Kalanag presented a rather elaborate but bewildering levitation. Placing his wife Gloria into a trance state, she was placed on a plank across two chairs. One of the chairs was removed to show her laying there inert. The plank was removed and also the other chair leaving her to appear to be apparently floating unsupported. A hoop was passed right around her body eliminating the use of wires or any form of visible support, as she slowly descended almost to the floor. Kalanag then dramatically gestures for the floating lady to rise and again slowly she is seen to literally float upwards stopping high above the stage – motionless. Kalanag again gestured and the lady began to descend into the arms of waiting assistants and brought out of her trance by the master of illusion. It is even by today’s standards a most spectacular and dramatic illusion that brought a breathless silence to those watching who were in awe.
The Death and Legacy of Kalanag:
Kalanag just before his death was invited onto the Ed Sullivan Show in the United States where he presented his now famous Chair Illusion. Possibly his last public performance that must have been a privilege for someone with such a controversial background and career.
Another of Kalanag’s popular effects was his Lota Jar that he continually emptied throughout his show that is very much like the inexhaustible ‘Water from India’ magic trick favoured by many magicians. This is one of the few remaining effects from Kalanag’s show. After his death in 1963 aged 60, his wife tried unsuccessfully to sell the whole show and even offered it to Siegfried and Roy who declined the offer. By this time much of his clandestine past had been disclosed and most magicians chose not to be associated with the Kalanag name.
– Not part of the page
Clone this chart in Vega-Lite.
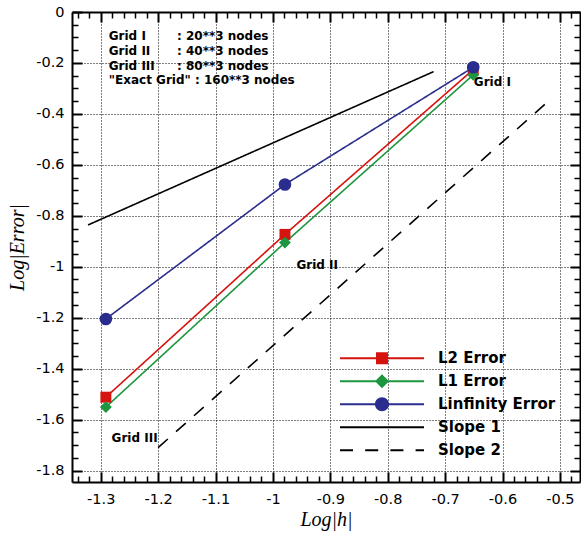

While performing for Hitler at his Berghof retreat, Kalanag unobtrusively managed to up load 150 Deutschmarks into his pocket that greatly surprised the Fuhrer. While Kalanag found favour with the Nazi hierarchy, another Austrian Jewish magician Erik Jan Hanussen (1888-1933) lost favour. Hanussen was a hypnotist, occultist, psychic clairvoyant and obvious charlatan who Hitler retained as his confidant and personal forecaster. For a few years he maintained this liaison with Hitler to whom he taught the Fuhrer much of his ability to speak confidently and rousingly to influence the German populous. After a strange fire that Hanussen had predicted he was found murdered under strange circumstances. Herein lays another weird and fascinating story of its own. Hitler relied on Hanussen for his occult interpretation of future events and often relied on his forecasts when making major decisions. However as his last predictions came to fruition failed he was eliminated.
“I have spoken to people who have witnessed the Kalanag show and all acclaim that it was indeed a spectacular stage revue that displayed Kalanag’s talents for not only his sleight of hand and dexterous manipulation but as truly one of the grand masters of illusion.”
There is much we will probably never know about Helmut Schreiber because so much of his career and background was deliberately destroyed in the chaos and aftermath of the Second World War. In 2008 an exhibition was arranged in England by Johnathan Allen that brought out more about the personality of the illusionist through a selection of his many photographs, rather than concentrating on his talent as a stage performer. Hitler’s “Minister of Magic” may not be remembered as well as many before him due to his dubious and what many may call a dastardly past, but Kalanag is certainly part of the history of magic, though that part of history may not always be to everyone’s liking.